## SOURCE EXCERPT

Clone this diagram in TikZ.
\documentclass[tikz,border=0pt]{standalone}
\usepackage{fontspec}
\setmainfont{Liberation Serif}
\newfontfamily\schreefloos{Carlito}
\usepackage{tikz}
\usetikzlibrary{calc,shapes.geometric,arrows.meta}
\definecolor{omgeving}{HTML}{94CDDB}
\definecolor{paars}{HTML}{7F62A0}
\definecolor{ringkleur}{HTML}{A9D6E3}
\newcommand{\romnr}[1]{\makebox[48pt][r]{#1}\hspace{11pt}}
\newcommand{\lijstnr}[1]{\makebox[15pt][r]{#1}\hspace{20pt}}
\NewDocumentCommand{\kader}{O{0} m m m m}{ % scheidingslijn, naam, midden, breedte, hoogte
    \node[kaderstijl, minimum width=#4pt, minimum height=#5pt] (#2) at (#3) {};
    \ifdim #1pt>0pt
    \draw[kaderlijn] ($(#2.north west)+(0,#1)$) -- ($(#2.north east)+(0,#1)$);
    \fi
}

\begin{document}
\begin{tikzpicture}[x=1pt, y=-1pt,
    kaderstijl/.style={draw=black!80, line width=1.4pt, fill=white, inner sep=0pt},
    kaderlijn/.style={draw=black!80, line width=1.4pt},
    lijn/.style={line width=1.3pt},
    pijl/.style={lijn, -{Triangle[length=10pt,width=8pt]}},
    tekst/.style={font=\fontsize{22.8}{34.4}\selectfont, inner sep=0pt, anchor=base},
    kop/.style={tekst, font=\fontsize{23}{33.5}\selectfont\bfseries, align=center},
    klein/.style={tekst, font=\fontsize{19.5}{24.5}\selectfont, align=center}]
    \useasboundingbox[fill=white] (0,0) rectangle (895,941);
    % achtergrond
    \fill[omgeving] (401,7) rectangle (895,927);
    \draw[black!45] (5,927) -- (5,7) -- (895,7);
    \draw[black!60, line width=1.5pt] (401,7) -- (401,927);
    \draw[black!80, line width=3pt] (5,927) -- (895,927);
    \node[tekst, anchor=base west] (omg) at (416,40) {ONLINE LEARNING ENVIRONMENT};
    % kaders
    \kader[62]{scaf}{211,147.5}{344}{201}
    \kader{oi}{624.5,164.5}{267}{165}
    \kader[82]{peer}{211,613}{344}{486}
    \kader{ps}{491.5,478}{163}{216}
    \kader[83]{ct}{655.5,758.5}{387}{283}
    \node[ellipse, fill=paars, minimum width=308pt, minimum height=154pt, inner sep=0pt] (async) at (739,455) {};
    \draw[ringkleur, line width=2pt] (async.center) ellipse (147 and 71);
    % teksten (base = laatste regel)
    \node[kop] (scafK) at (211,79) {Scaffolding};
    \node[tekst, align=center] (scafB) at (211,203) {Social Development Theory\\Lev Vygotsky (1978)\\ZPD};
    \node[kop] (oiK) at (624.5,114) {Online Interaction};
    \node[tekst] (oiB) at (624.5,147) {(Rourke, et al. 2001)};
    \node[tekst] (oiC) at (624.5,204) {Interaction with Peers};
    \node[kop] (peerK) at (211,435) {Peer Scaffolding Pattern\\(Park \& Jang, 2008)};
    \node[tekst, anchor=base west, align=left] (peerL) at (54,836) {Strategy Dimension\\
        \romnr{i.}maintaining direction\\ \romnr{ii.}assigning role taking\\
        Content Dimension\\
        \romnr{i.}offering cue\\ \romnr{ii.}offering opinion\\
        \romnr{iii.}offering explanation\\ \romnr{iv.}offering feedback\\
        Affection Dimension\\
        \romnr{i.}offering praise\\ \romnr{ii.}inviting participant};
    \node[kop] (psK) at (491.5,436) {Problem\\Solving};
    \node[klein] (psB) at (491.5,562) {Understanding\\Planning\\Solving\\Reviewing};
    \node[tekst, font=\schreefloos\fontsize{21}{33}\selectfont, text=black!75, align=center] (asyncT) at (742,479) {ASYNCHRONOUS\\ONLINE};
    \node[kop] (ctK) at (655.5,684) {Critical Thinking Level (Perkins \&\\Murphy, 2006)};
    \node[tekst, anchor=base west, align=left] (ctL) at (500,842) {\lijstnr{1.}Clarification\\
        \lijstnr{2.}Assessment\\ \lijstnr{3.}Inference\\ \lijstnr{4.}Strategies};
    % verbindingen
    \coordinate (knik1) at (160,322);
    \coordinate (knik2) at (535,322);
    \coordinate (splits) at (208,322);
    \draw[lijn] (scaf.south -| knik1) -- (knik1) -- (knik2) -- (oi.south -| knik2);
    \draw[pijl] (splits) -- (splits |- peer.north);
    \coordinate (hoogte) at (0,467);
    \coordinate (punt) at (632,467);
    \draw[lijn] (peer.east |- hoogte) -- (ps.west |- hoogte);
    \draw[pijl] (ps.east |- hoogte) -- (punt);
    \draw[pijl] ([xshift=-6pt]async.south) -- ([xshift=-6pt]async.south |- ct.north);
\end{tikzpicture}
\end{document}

## DIRECTIONS FOR THIS TASK
Transcribe the full listing above without leaving anything out.

## RESULT OF THIS TASK
Clone this diagram in TikZ.
\documentclass[tikz,border=0pt]{standalone}
\usepackage{fontspec}
\setmainfont{Liberation Serif}
\newfontfamily\schreefloos{Carlito}
\usepackage{tikz}
\usetikzlibrary{calc,shapes.geometric,arrows.meta}
\definecolor{omgeving}{HTML}{94CDDB}
\definecolor{paars}{HTML}{7F62A0}
\definecolor{ringkleur}{HTML}{A9D6E3}
\newcommand{\romnr}[1]{\makebox[48pt][r]{#1}\hspace{11pt}}
\newcommand{\lijstnr}[1]{\makebox[15pt][r]{#1}\hspace{20pt}}
\NewDocumentCommand{\kader}{O{0} m m m m}{ % scheidingslijn, naam, midden, breedte, hoogte
    \node[kaderstijl, minimum width=#4pt, minimum height=#5pt] (#2) at (#3) {};
    \ifdim #1pt>0pt
    \draw[kaderlijn] ($(#2.north west)+(0,#1)$) -- ($(#2.north east)+(0,#1)$);
    \fi
}

\begin{document}
\begin{tikzpicture}[x=1pt, y=-1pt,
    kaderstijl/.style={draw=black!80, line width=1.4pt, fill=white, inner sep=0pt},
    kaderlijn/.style={draw=black!80, line width=1.4pt},
    lijn/.style={line width=1.3pt},
    pijl/.style={lijn, -{Triangle[length=10pt,width=8pt]}},
    tekst/.style={font=\fontsize{22.8}{34.4}\selectfont, inner sep=0pt, anchor=base},
    kop/.style={tekst, font=\fontsize{23}{33.5}\selectfont\bfseries, align=center},
    klein/.style={tekst, font=\fontsize{19.5}{24.5}\selectfont, align=center}]
    \useasboundingbox[fill=white] (0,0) rectangle (895,941);
    % achtergrond
    \fill[omgeving] (401,7) rectangle (895,927);
    \draw[black!45] (5,927) -- (5,7) -- (895,7);
    \draw[black!60, line width=1.5pt] (401,7) -- (401,927);
    \draw[black!80, line width=3pt] (5,927) -- (895,927);
    \node[tekst, anchor=base west] (omg) at (416,40) {ONLINE LEARNING ENVIRONMENT};
    % kaders
    \kader[62]{scaf}{211,147.5}{344}{201}
    \kader{oi}{624.5,164.5}{267}{165}
    \kader[82]{peer}{211,613}{344}{486}
    \kader{ps}{491.5,478}{163}{216}
    \kader[83]{ct}{655.5,758.5}{387}{283}
    \node[ellipse, fill=paars, minimum width=308pt, minimum height=154pt, inner sep=0pt] (async) at (739,455) {};
    \draw[ringkleur, line width=2pt] (async.center) ellipse (147 and 71);
    % teksten (base = laatste regel)
    \node[kop] (scafK) at (211,79) {Scaffolding};
    \node[tekst, align=center] (scafB) at (211,203) {Social Development Theory\\Lev Vygotsky (1978)\\ZPD};
    \node[kop] (oiK) at (624.5,114) {Online Interaction};
    \node[tekst] (oiB) at (624.5,147) {(Rourke, et al. 2001)};
    \node[tekst] (oiC) at (624.5,204) {Interaction with Peers};
    \node[kop] (peerK) at (211,435) {Peer Scaffolding Pattern\\(Park \& Jang, 2008)};
    \node[tekst, anchor=base west, align=left] (peerL) at (54,836) {Strategy Dimension\\
        \romnr{i.}maintaining direction\\ \romnr{ii.}assigning role taking\\
        Content Dimension\\
        \romnr{i.}offering cue\\ \romnr{ii.}offering opinion\\
        \romnr{iii.}offering explanation\\ \romnr{iv.}offering feedback\\
        Affection Dimension\\
        \romnr{i.}offering praise\\ \romnr{ii.}inviting participant};
    \node[kop] (psK) at (491.5,436) {Problem\\Solving};
    \node[klein] (psB) at (491.5,562) {Understanding\\Planning\\Solving\\Reviewing};
    \node[tekst, font=\schreefloos\fontsize{21}{33}\selectfont, text=black!75, align=center] (asyncT) at (742,479) {ASYNCHRONOUS\\ONLINE};
    \node[kop] (ctK) at (655.5,684) {Critical Thinking Level (Perkins \&\\Murphy, 2006)};
    \node[tekst, anchor=base west, align=left] (ctL) at (500,842) {\lijstnr{1.}Clarification\\
        \lijstnr{2.}Assessment\\ \lijstnr{3.}Inference\\ \lijstnr{4.}Strategies};
    % verbindingen
    \coordinate (knik1) at (160,322);
    \coordinate (knik2) at (535,322);
    \coordinate (splits) at (208,322);
    \draw[lijn] (scaf.south -| knik1) -- (knik1) -- (knik2) -- (oi.south -| knik2);
    \draw[pijl] (splits) -- (splits |- peer.north);
    \coordinate (hoogte) at (0,467);
    \coordinate (punt) at (632,467);
    \draw[lijn] (peer.east |- hoogte) -- (ps.west |- hoogte);
    \draw[pijl] (ps.east |- hoogte) -- (punt);
    \draw[pijl] ([xshift=-6pt]async.south) -- ([xshift=-6pt]async.south |- ct.north);
\end{tikzpicture}
\end{document}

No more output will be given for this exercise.